Richards was the only surviving officer in his platoon by the time they had all landed and took charge, assisting them to reach their objective two hours before the land troops were due. He made a series of watercolours showing the landscape that he witnessed. Gliders were sent over the Channel to transport troops and supplies to Normandy before and after the invasion. Here Richards shows the remains of the craft as adding colour and curiosity to the bleak landscape.
Fatalities
Albert Richards said of his watercolours: 'In painting them, my mind was always full of pictures of my gallant Airborne friends, who gave their lives so readily. It’s the first time I have ever witnessed death in this crude form. Somehow I am hoping that it will all help me to paint the pictures I want to paint yet feel so unable to do'. He continued travelling through France and, after a brief period of leave in England, continued through the Low Countries towards Germany with the British Second Army. Here he drove his Jeep around the boggy landscape of the River Maas, finding subjects for his work. One night in March 1945 he set off to paint a night attack.
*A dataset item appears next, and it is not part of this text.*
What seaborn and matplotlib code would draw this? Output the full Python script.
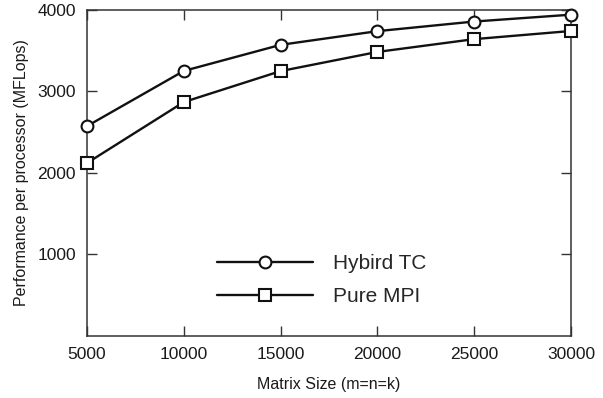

Trying to find a short cut, he drove into a field and was killed after his Jeep ran over a landmine.
Refugees
Anthony Gross crossed the Channel to Normandy on D-Day itself with the 50th (Northumbrian) Division. He had already spent some time with them, having drawn their portraits when they were in East Anglia preparing for D-Day. Having landed at Gold Beach near Bayeux, he waded ashore with his watercolours and paper held over his head: 'Quite a feeling of unbelief as I trod the sands of France again'. Gross had lived in France before the war and was well travelled, having already been to Egypt, Syria, Iraq, India and Burma as a war artist.
He was a perceptive observer of people in their environments and drew the scenes that greeted him in France. He was also resourceful, managing to acquire a revamped German car from his friends in the Royal Army Service Corps which allowed him to get close to the action. The people pictured here were seeking refuge from the Allied bombing at a camp south of Bayeux.